1/3 cup coconut oil, melted

1 pinch of salt

1 teaspoon of baking soda

1 teaspoon vanilla extract

1 egg beaten

1/4 cup maple syrup

10 drops liquid stevia extract (I like the Sweetleaf brand, vanilla creme flavor)

3/4 cup almond flour (or your favorite nut flour, such as walnut or pecan)

3/4 cup gluten free flour (I prefer Bob's Red Mill 1:1 GF flour)

1/4 dark chocolate chips

1/4 cup white chocolate chips

Directions

Preheat the oven to 300 degrees F. Line a loaf pan with parchment paper.

In a medium bowl, mash the bananas, then add the coconut oil through Gluten Free flour to the bowl, mixing along the way.

Place the white and dark chocolate chips together in a small saucepan and warm over low heat until slightly melted (alternatively place them in a small glass bowl and microwave for about 45 seconds or until slightly melty). Add the chocolate mixture to the batter and stir gently to combine. The goal here is to mix some of the chocolate into the batter, but still have some chips remaining.

Pour the batter into the prepared loaf pan.
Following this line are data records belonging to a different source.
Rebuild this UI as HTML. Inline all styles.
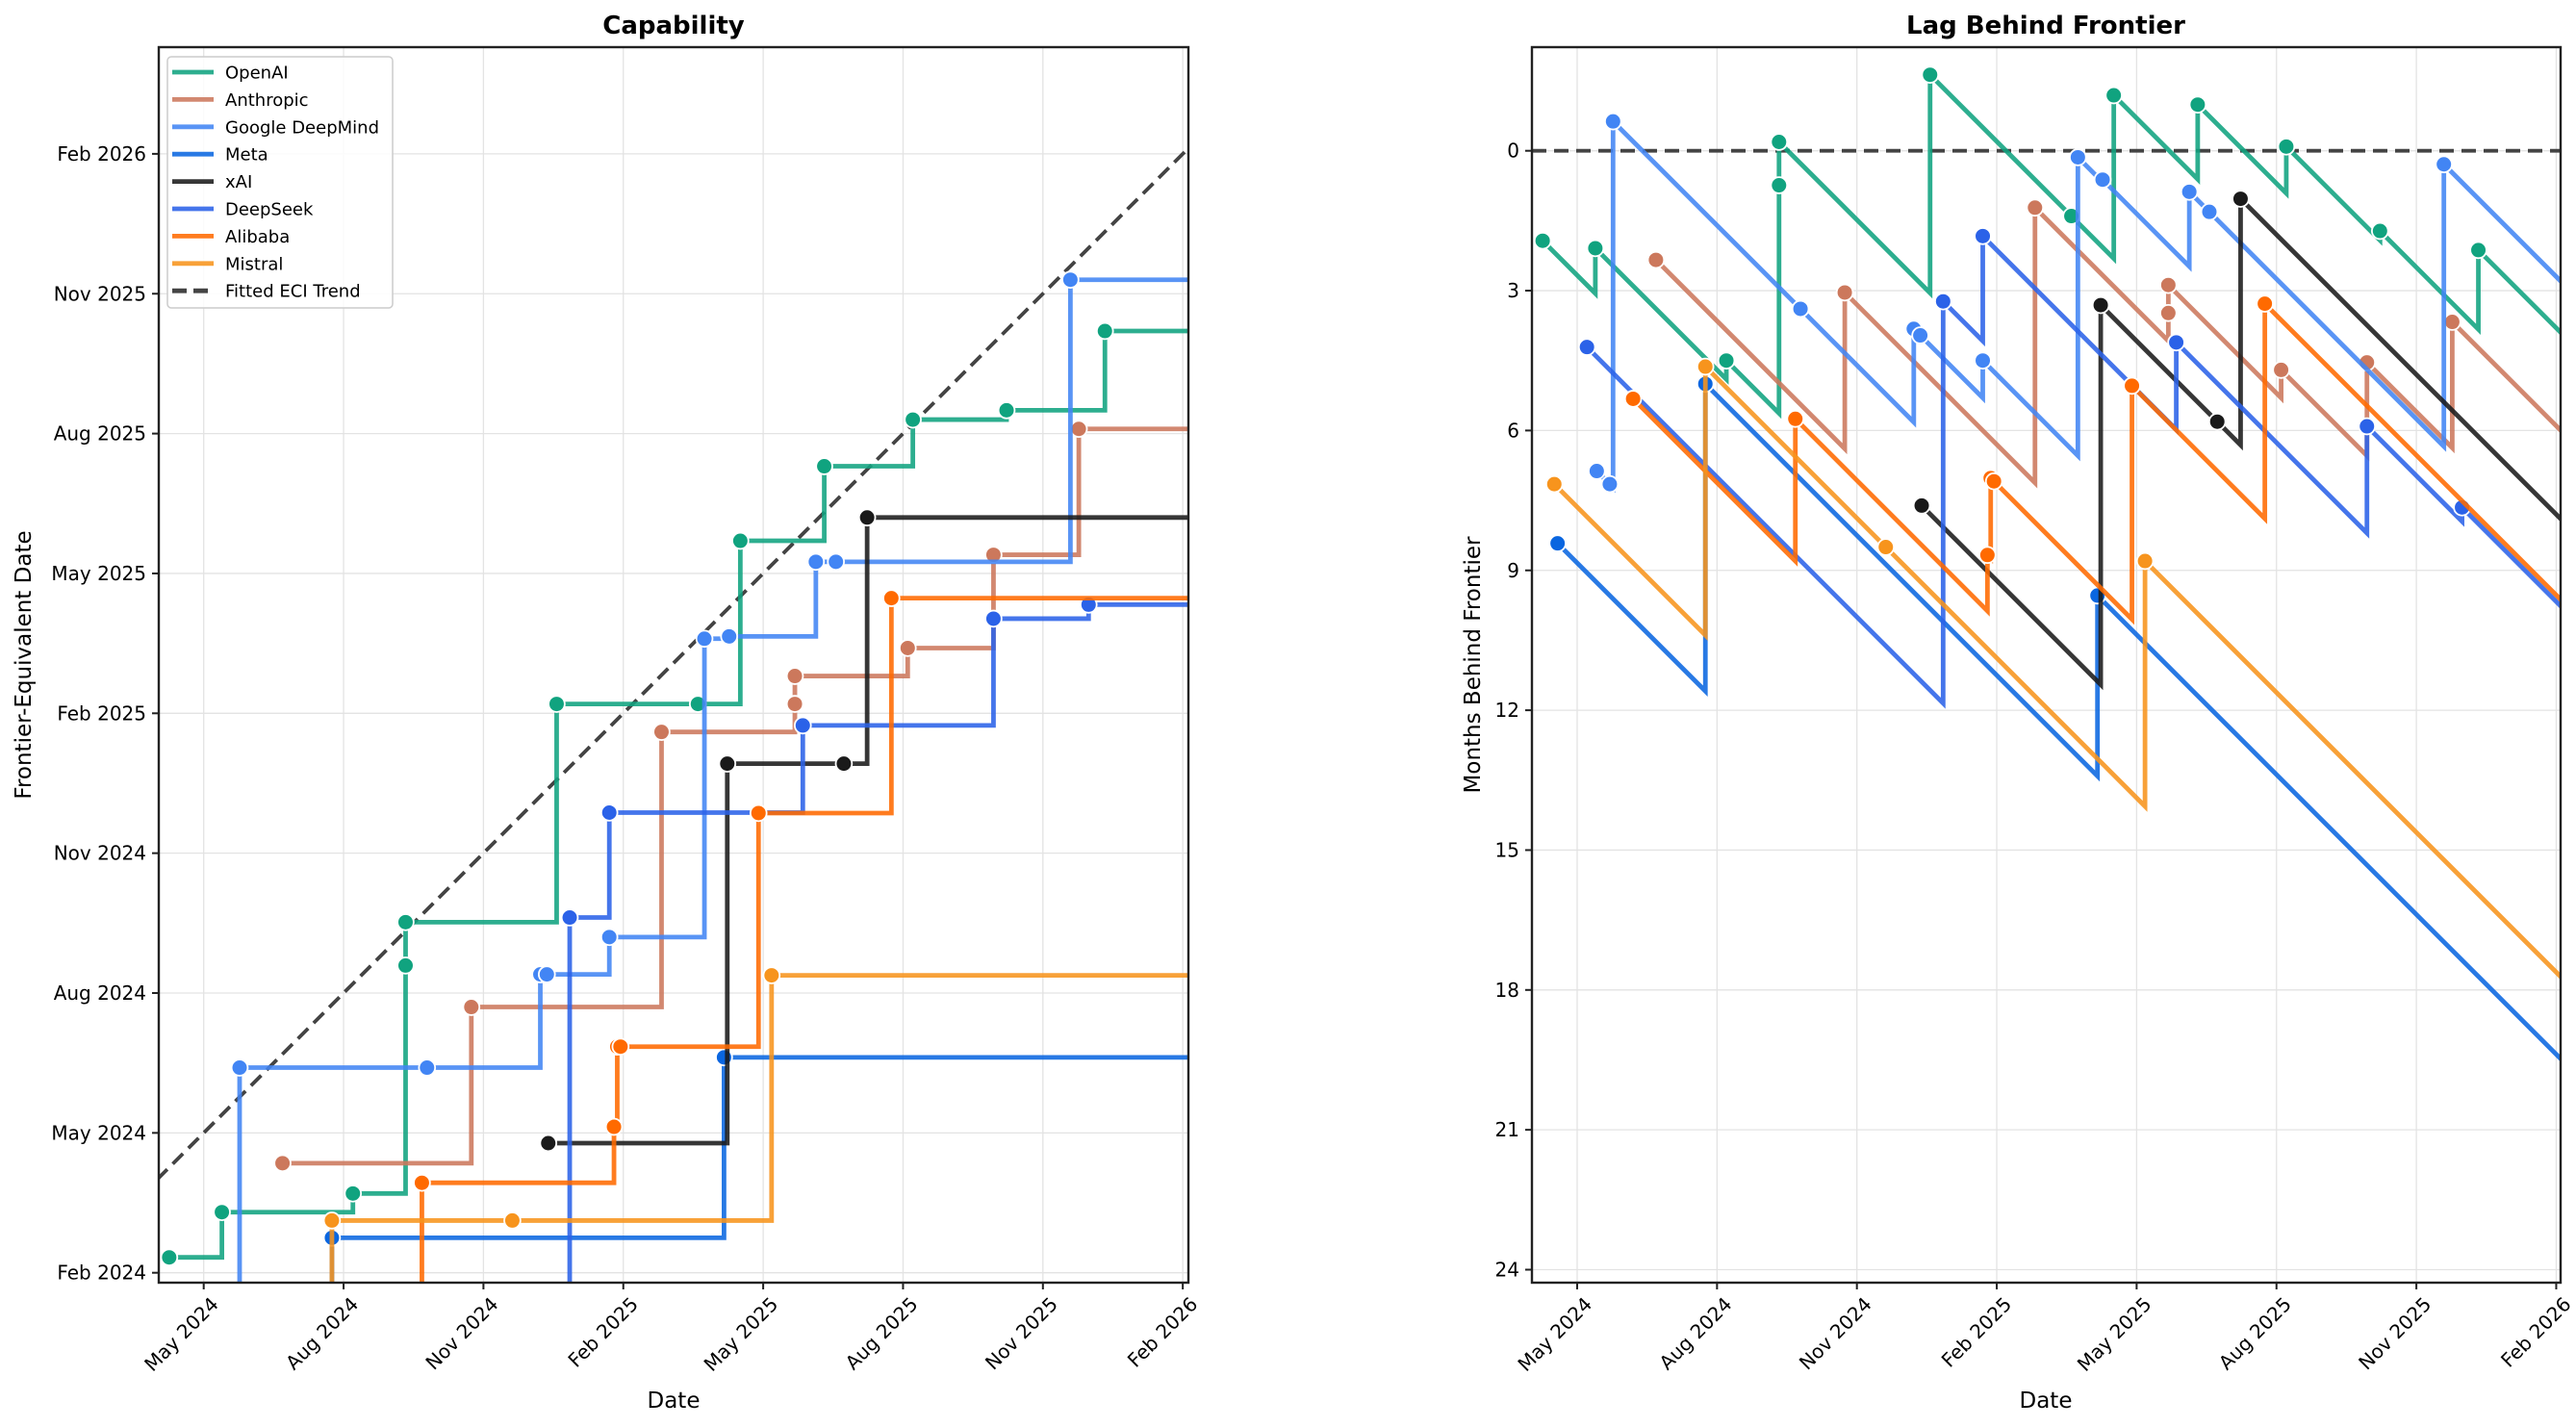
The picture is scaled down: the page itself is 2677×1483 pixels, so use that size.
<!DOCTYPE html>
<html><head><meta charset="utf-8"><title>Capability and Lag Behind Frontier</title>
<style>
html,body{margin:0;padding:0;background:#fff;overflow:hidden;width:2677px;height:1483px;}
svg{display:block;font-family:"DejaVu Sans","Liberation Sans",sans-serif;}
</style></head>
<body>
<svg id="chart" width="2677" height="1483" viewBox="0 0 2677 1483" xmlns="http://www.w3.org/2000/svg">
<defs>
<clipPath id="clipL"><rect x="165" y="49" width="1070" height="1284"/></clipPath>
<clipPath id="clipR"><rect x="1592" y="49" width="1069" height="1284"/></clipPath>
</defs>
<rect width="2677" height="1483" fill="#fff"/>
<g id="gridL"></g>
<g id="gridR"></g>
<g id="plotL" clip-path="url(#clipL)"></g>
<g id="plotR" clip-path="url(#clipR)"></g>
<rect x="165" y="49" width="1070" height="1284" fill="none" stroke="#222" stroke-width="2.4"/>
<rect x="1592" y="49" width="1069" height="1284" fill="none" stroke="#222" stroke-width="2.4"/>
<g id="ticks"></g>
<text x="700" y="35" text-anchor="middle" font-size="26" font-weight="bold">Capability</text>
<text x="2126" y="35" text-anchor="middle" font-size="26" font-weight="bold">Lag Behind Frontier</text>
<text x="700" y="1463" text-anchor="middle" font-size="23">Date</text>
<text x="2126" y="1463" text-anchor="middle" font-size="23">Date</text>
<text transform="translate(32,691) rotate(-90)" text-anchor="middle" font-size="23">Frontier-Equivalent Date</text>
<text transform="translate(1538,691) rotate(-90)" text-anchor="middle" font-size="23">Months Behind Frontier</text>
<g id="legend"></g>
</svg>
<script>
// months since Jan 1 2024 (Feb 2024 = 1)
const orgNames = ["OpenAI","Anthropic","Google DeepMind","Meta","xAI","DeepSeek","Alibaba","Mistral"];
const orgColors = ["#10a37f","#cc785c","#4285f4","#0a66e0","#1a1a1a","#2b62e8","#ff6a00","#f7941d"];
const openaiDates = [3.26,4.39,7.20,8.33,8.33,11.57,14.60,15.51,17.31,19.21,21.22,23.33];
const openaiCaps  = [1.33,2.30,2.70,7.59,8.52,13.2,13.2,16.7,18.3,19.3,19.5,21.2];
const anthropicDates = [5.69,9.74,13.82,16.68,16.68,19.10,20.94,22.77];
const anthropicCaps  = [3.35,6.70,12.6,13.2,13.8,14.4,16.4,19.1];
const googleDates = [4.42,4.70,4.77,8.79,11.22,11.36,12.70,14.74,15.27,17.13,17.56,22.59];
const googleCaps  = [-2.45,-2.45,5.40,5.40,7.40,7.40,8.20,14.6,14.65,16.25,16.25,22.3];
const metaDates = [3.58,6.75,15.16];
const metaCaps  = [-4.84,1.75,5.62];
const xaiDates = [11.39,15.23,17.73,18.23];
const xaiCaps  = [3.78,11.92,11.92,17.2];
const deepseekDates = [4.21,11.85,12.70,16.85,20.94,22.98];
const deepseekCaps  = [0.0,8.62,10.87,12.74,15.03,15.33];
const alibabaDates = [5.20,8.68,12.80,12.87,12.94,15.90,18.75];
const alibabaCaps  = [-0.12,2.93,4.13,5.85,5.85,10.86,15.47];
const mistralDates = [3.51,6.75,10.62,16.18];
const mistralCaps  = [-3.64,2.12,2.12,7.38];
const trendDates = [3.0,25.2];
const trendCaps  = [3.0,25.2];
const capTickMonths = [1,4,7,10,13,16,19,22,25];
const capTickLabels = ["Feb 2024","May 2024","Aug 2024","Nov 2024","Feb 2025","May 2025","Aug 2025","Nov 2025","Feb 2026"];
const dateTickMonths = [4,7,10,13,16,19,22,25];
const dateTickLabels = ["May 2024","Aug 2024","Nov 2024","Feb 2025","May 2025","Aug 2025","Nov 2025","Feb 2026"];
const lagTicks = [0,3,6,9,12,15,18,21,24];

const allDates = [openaiDates,anthropicDates,googleDates,metaDates,xaiDates,deepseekDates,alibabaDates,mistralDates];
const allCaps = [openaiCaps,anthropicCaps,googleCaps,metaCaps,xaiCaps,deepseekCaps,alibabaCaps,mistralCaps];

const NS="http://www.w3.org/2000/svg";
const PX=48.45;
function xL(m){return 211.7+(m-4)*PX;}
function yL(c){return 1322.7-(c-1)*PX;}
function xR(m){return 1639+(m-4)*PX;}
function yR(l){return 156.7+l*PX;}
const XMAX=25.2;
function mk(tag,attrs,parent){const e=document.createElementNS(NS,tag);for(const k in attrs)e.setAttribute(k,attrs[k]);parent.appendChild(e);return e;}
function slug(s){return s.toLowerCase().replace(/\s+/g,'-');}

const gridL=document.getElementById('gridL'),gridR=document.getElementById('gridR');
const ticks=document.getElementById('ticks');
capTickMonths.forEach((m,i)=>{
  const y=yL(m);
  const g=mk('line',{x1:165,x2:1235,y1:y,y2:y,stroke:'#e3e3e3','stroke-width':1.3},gridL);
  
  
  const t=mk('line',{x1:158,x2:165,y1:y,y2:y,stroke:'#222','stroke-width':2},ticks);
  
  
  const tx=mk('text',{x:152,y:y+7,'text-anchor':'end','font-size':20},ticks);
  tx.textContent=capTickLabels[i];
  
  
});
dateTickMonths.forEach((m,i)=>{
  [[xL(m),'left'],[xR(m),'right']].forEach(([x,side])=>{
    const g=mk('line',{x1:x,x2:x,y1:49,y2:1333,stroke:'#e3e3e3','stroke-width':1.3},side==='left'?gridL:gridR);
    
    
    const t=mk('line',{x1:x,x2:x,y1:1333,y2:1340,stroke:'#222','stroke-width':2},ticks);
    
    
    const tx=mk('text',{transform:'translate('+(x+6)+',1346) rotate(-45)','text-anchor':'end','font-size':20,dy:'0.75em'},ticks);
    tx.textContent=dateTickLabels[i];
    
    
  });
});
lagTicks.forEach(v=>{
  const y=yR(v);
  const g=mk('line',{x1:1592,x2:2661,y1:y,y2:y,stroke:'#e3e3e3','stroke-width':1.3},gridR);
  
  
  const t=mk('line',{x1:1585,x2:1592,y1:y,y2:y,stroke:'#222','stroke-width':2},ticks);
  
  
  const tx=mk('text',{x:1579,y:y+7,'text-anchor':'end','font-size':20},ticks);
  tx.textContent=String(v);
  
  
});

const plotL=document.getElementById('plotL'),plotR=document.getElementById('plotR');
const tr=mk('line',{x1:xL(trendDates[0]),y1:yL(trendCaps[0]),x2:xL(trendDates[1]),y2:yL(trendCaps[1]),stroke:'#444','stroke-width':3.8,'stroke-dasharray':'15,8'},plotL);


const zl=mk('line',{x1:1592,y1:yR(0),x2:2661,y2:yR(0),stroke:'#444','stroke-width':3.8,'stroke-dasharray':'15,8'},plotR);



allDates.forEach((ds,k)=>{
  const cs=allCaps[k],col=orgColors[k],nm=slug(orgNames[k]);
  let d='M'+xL(ds[0])+','+yL(cs[0]);
  for(let i=1;i<ds.length;i++){d+=' H'+xL(ds[i])+' V'+yL(cs[i]);}
  d+=' H'+xL(XMAX);
  const p=mk('path',{d:d,fill:'none',stroke:col,'stroke-width':4.8,'stroke-opacity':0.88},plotL);
  
  
  let d2='M'+xR(ds[0])+','+yR(ds[0]-cs[0]);
  for(let i=1;i<ds.length;i++){
    d2+=' L'+xR(ds[i])+','+yR(ds[i]-cs[i-1])+' L'+xR(ds[i])+','+yR(ds[i]-cs[i]);
  }
  const last=cs[cs.length-1];
  d2+=' L'+xR(XMAX)+','+yR(XMAX-last);
  const p2=mk('path',{d:d2,fill:'none',stroke:col,'stroke-width':4.8,'stroke-opacity':0.88},plotR);
  
  
  ds.forEach((m,i)=>{
    const c1=mk('circle',{cx:xL(m),cy:yL(cs[i]),r:8.4,fill:col,stroke:'#fff','stroke-width':1.8},plotL);
    
    
    const c2=mk('circle',{cx:xR(m),cy:yR(m-cs[i]),r:8.4,fill:col,stroke:'#fff','stroke-width':1.8},plotR);
    
    
  });
});

const lg=document.getElementById('legend');
const box=mk('rect',{x:174,y:59,width:234,height:261,rx:4,fill:'#fff','fill-opacity':0.85,stroke:'#ccc','stroke-width':1.5},lg);


const legNames=orgNames.concat(["Fitted ECI Trend"]);
legNames.forEach((n,i)=>{
  const y=75+i*28.4;
  const isTrend=i===orgNames.length;
  const l=mk('line',{x1:179,x2:222,y1:y,y2:y,stroke:isTrend?'#444':orgColors[i],'stroke-width':4.8,'stroke-opacity':isTrend?1:0.88},lg);
  if(isTrend)l.setAttribute('stroke-dasharray','15,7');
  
  
  const t=mk('text',{x:234,y:y+6.5,'font-size':18},lg);
  t.textContent=n;
  
  
});
</script>
</body></html>
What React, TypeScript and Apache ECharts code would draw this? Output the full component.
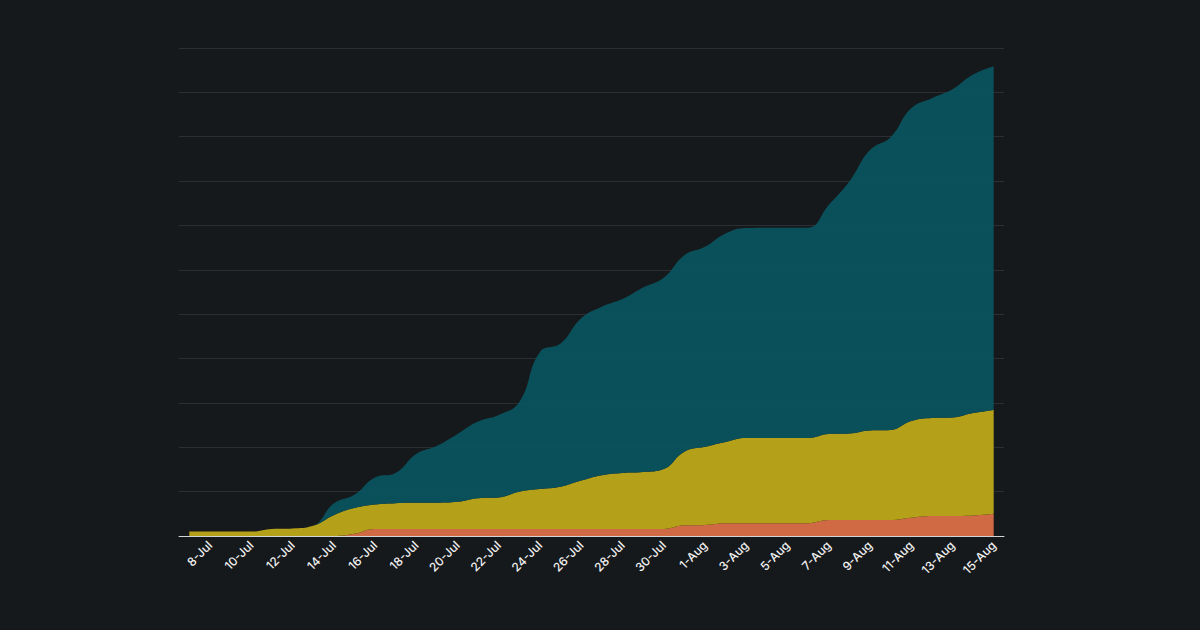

Bake for 30 min at 300 degrees, then cover with foil and bake for another 30 min at 300 F.

Let cool slightly before slicing and serving.

Notes

If melting the chocolate chips is too big of a hassle, just mix them into the batter cold. The cake will still be delicious, the only difference will be that the batter won't have the chocolatey flavor blended into it, and will taste more like a traditional banana bread.